-- Given material start --

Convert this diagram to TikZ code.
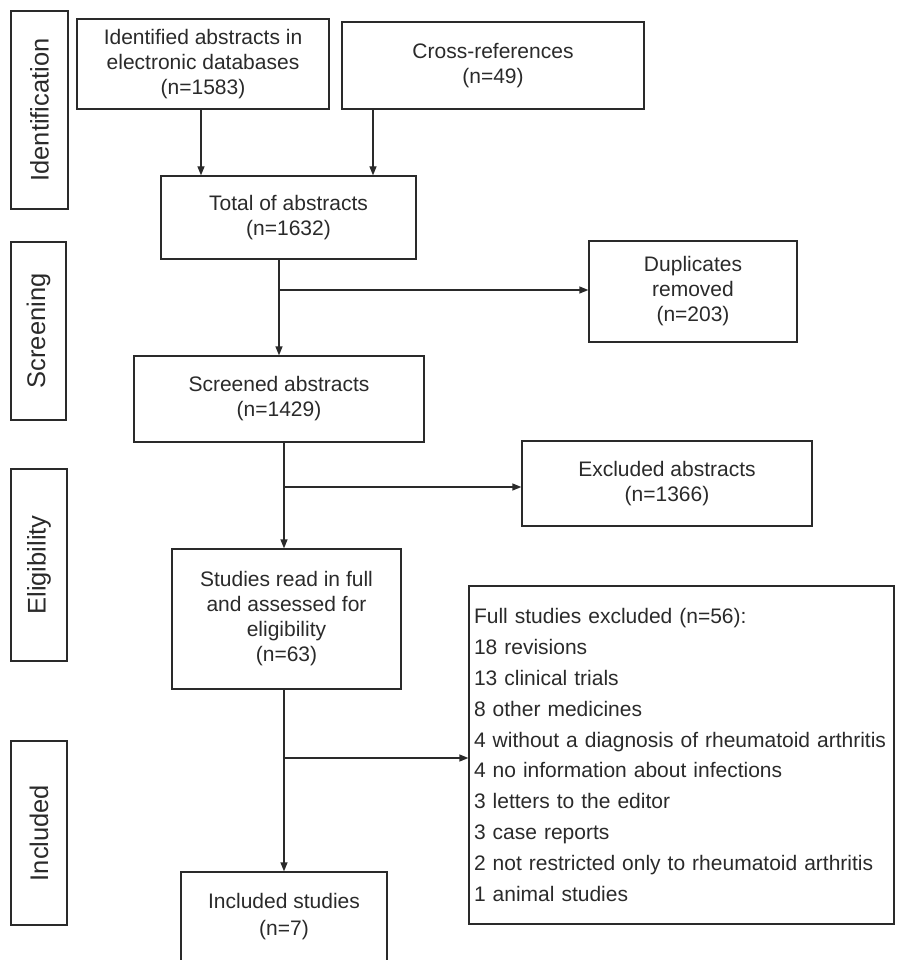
\documentclass[tikz,border=0pt]{standalone}
\usepackage{fontspec}
\setmainfont{Liberation Sans}
\usetikzlibrary{arrows.meta}
\definecolor{ink}{HTML}{2A2A2A}
\begin{document}
\begin{tikzpicture}[x=1pt,y=-1pt,
  box/.style={draw=ink,line width=1.3pt,text=ink,inner sep=0pt,align=center,
    font=\fontsize{21}{25}\selectfont},
  sidelab/.style={draw=ink,line width=1.3pt,text=ink,inner sep=0pt,
    font=\fontsize{25.5}{30}\selectfont},
  flow/.style={draw=ink,line width=1.3pt,-{Triangle[length=9pt,width=7pt]}},
  plain/.style={draw=ink,line width=1.3pt}]
\useasboundingbox (0,0) rectangle (896,960);
% side labels
\node[sidelab,minimum width=57pt,minimum height=198pt] (idlab) at (39.5,110) {};
\node[text=ink,rotate=90,font=\fontsize{25.5}{30}\selectfont] (idtxt) at (idlab.center) {Identification};
\node[sidelab,minimum width=55pt,minimum height=178pt] (scrlab) at (38.5,331) {};
\node[text=ink,rotate=90,font=\fontsize{25.5}{30}\selectfont] (scrtxt) at (scrlab.center) {Screening};
\node[sidelab,minimum width=56pt,minimum height=192pt] (elilab) at (39,565) {};
\node[text=ink,rotate=90,font=\fontsize{25.5}{30}\selectfont] (elitxt) at (elilab.center) {Eligibility};
\node[sidelab,minimum width=56pt,minimum height=184pt] (inclab) at (39,833) {};
\node[text=ink,rotate=90,font=\fontsize{25.5}{30}\selectfont] (inctxt) at (inclab.center) {Included};
% main boxes
\node[box,minimum width=252pt,minimum height=90pt] (db) at (203,64) {Identified abstracts in\\electronic databases\\(n=1583)};
\node[box,minimum width=302pt,minimum height=87pt] (cross) at (493,65.5) {Cross-references\\(n=49)};
\node[box,minimum width=255pt,minimum height=83pt] (total) at (288.5,217.5) {Total of abstracts\\(n=1632)};
\node[box,minimum width=208pt,minimum height=101pt] (dup) at (693,291.5) {Duplicates\\removed\\ (n=203)};
\node[box,minimum width=290pt,minimum height=86pt] (scr) at (279,399) {Screened abstracts\\(n=1429)};
\node[box,minimum width=290pt,minimum height=85pt] (exc) at (667,483.5) {Excluded abstracts\\(n=1366)};
\node[box,minimum width=229pt,minimum height=140pt] (stud) at (286.5,619) {Studies read in full\\and assessed for\\eligibility\\(n=63)};
\node[box,minimum height=338pt,text width=415pt,inner xsep=5pt,align=left,
  font=\fontsize{21}{30.8}\selectfont] (full) at (681.5,755)
  {Full studies excluded (n=56):\\18 revisions\\13 clinical trials\\8 other medicines\\4 without a diagnosis of rheumatoid arthritis\\4 no information about infections\\3 letters to the editor\\3 case reports\\2 not restricted only to rheumatoid arthritis\\1 animal studies};
\node[box,minimum width=206pt,minimum height=100pt] (inc) at (284,922) {};
\node[text=ink,align=center,font=\fontsize{21}{27}\selectfont] (inctext) at (284,916.5) {Included studies\\(n=7)};
% connectors
\draw[flow] (db.south -| 201,0) -- (total.north -| 201,0);
\draw[flow] (cross.south -| 373,0) -- (total.north -| 373,0);
\draw[flow] (total.south -| 279,0) -- (scr.north -| 279,0);
\coordinate (b1) at (279,290);
\draw[flow] (b1) -- (dup.west |- b1);
\draw[flow] (scr.south -| 284,0) -- (stud.north -| 284,0);
\coordinate (b2) at (284,487);
\draw[flow] (b2) -- (exc.west |- b2);
\draw[flow] (stud.south -| 284,0) -- (inc.north -| 284,0);
\coordinate (b3) at (284,758);
\draw[flow] (b3) -- (full.west |- b3);
\end{tikzpicture}
\end{document}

-- Given material end --

## Exercise description
Go through the data above and transcribe it in full, omitting any image.

## Answer
Convert this diagram to TikZ code.
\documentclass[tikz,border=0pt]{standalone}
\usepackage{fontspec}
\setmainfont{Liberation Sans}
\usetikzlibrary{arrows.meta}
\definecolor{ink}{HTML}{2A2A2A}
\begin{document}
\begin{tikzpicture}[x=1pt,y=-1pt,
  box/.style={draw=ink,line width=1.3pt,text=ink,inner sep=0pt,align=center,
    font=\fontsize{21}{25}\selectfont},
  sidelab/.style={draw=ink,line width=1.3pt,text=ink,inner sep=0pt,
    font=\fontsize{25.5}{30}\selectfont},
  flow/.style={draw=ink,line width=1.3pt,-{Triangle[length=9pt,width=7pt]}},
  plain/.style={draw=ink,line width=1.3pt}]
\useasboundingbox (0,0) rectangle (896,960);
% side labels
\node[sidelab,minimum width=57pt,minimum height=198pt] (idlab) at (39.5,110) {};
\node[text=ink,rotate=90,font=\fontsize{25.5}{30}\selectfont] (idtxt) at (idlab.center) {Identification};
\node[sidelab,minimum width=55pt,minimum height=178pt] (scrlab) at (38.5,331) {};
\node[text=ink,rotate=90,font=\fontsize{25.5}{30}\selectfont] (scrtxt) at (scrlab.center) {Screening};
\node[sidelab,minimum width=56pt,minimum height=192pt] (elilab) at (39,565) {};
\node[text=ink,rotate=90,font=\fontsize{25.5}{30}\selectfont] (elitxt) at (elilab.center) {Eligibility};
\node[sidelab,minimum width=56pt,minimum height=184pt] (inclab) at (39,833) {};
\node[text=ink,rotate=90,font=\fontsize{25.5}{30}\selectfont] (inctxt) at (inclab.center) {Included};
% main boxes
\node[box,minimum width=252pt,minimum height=90pt] (db) at (203,64) {Identified abstracts in\\electronic databases\\(n=1583)};
\node[box,minimum width=302pt,minimum height=87pt] (cross) at (493,65.5) {Cross-references\\(n=49)};
\node[box,minimum width=255pt,minimum height=83pt] (total) at (288.5,217.5) {Total of abstracts\\(n=1632)};
\node[box,minimum width=208pt,minimum height=101pt] (dup) at (693,291.5) {Duplicates\\removed\\ (n=203)};
\node[box,minimum width=290pt,minimum height=86pt] (scr) at (279,399) {Screened abstracts\\(n=1429)};
\node[box,minimum width=290pt,minimum height=85pt] (exc) at (667,483.5) {Excluded abstracts\\(n=1366)};
\node[box,minimum width=229pt,minimum height=140pt] (stud) at (286.5,619) {Studies read in full\\and assessed for\\eligibility\\(n=63)};
\node[box,minimum height=338pt,text width=415pt,inner xsep=5pt,align=left,
  font=\fontsize{21}{30.8}\selectfont] (full) at (681.5,755)
  {Full studies excluded (n=56):\\18 revisions\\13 clinical trials\\8 other medicines\\4 without a diagnosis of rheumatoid arthritis\\4 no information about infections\\3 letters to the editor\\3 case reports\\2 not restricted only to rheumatoid arthritis\\1 animal studies};
\node[box,minimum width=206pt,minimum height=100pt] (inc) at (284,922) {};
\node[text=ink,align=center,font=\fontsize{21}{27}\selectfont] (inctext) at (284,916.5) {Included studies\\(n=7)};
% connectors
\draw[flow] (db.south -| 201,0) -- (total.north -| 201,0);
\draw[flow] (cross.south -| 373,0) -- (total.north -| 373,0);
\draw[flow] (total.south -| 279,0) -- (scr.north -| 279,0);
\coordinate (b1) at (279,290);
\draw[flow] (b1) -- (dup.west |- b1);
\draw[flow] (scr.south -| 284,0) -- (stud.north -| 284,0);
\coordinate (b2) at (284,487);
\draw[flow] (b2) -- (exc.west |- b2);
\draw[flow] (stud.south -| 284,0) -- (inc.north -| 284,0);
\coordinate (b3) at (284,758);
\draw[flow] (b3) -- (full.west |- b3);
\end{tikzpicture}
\end{document}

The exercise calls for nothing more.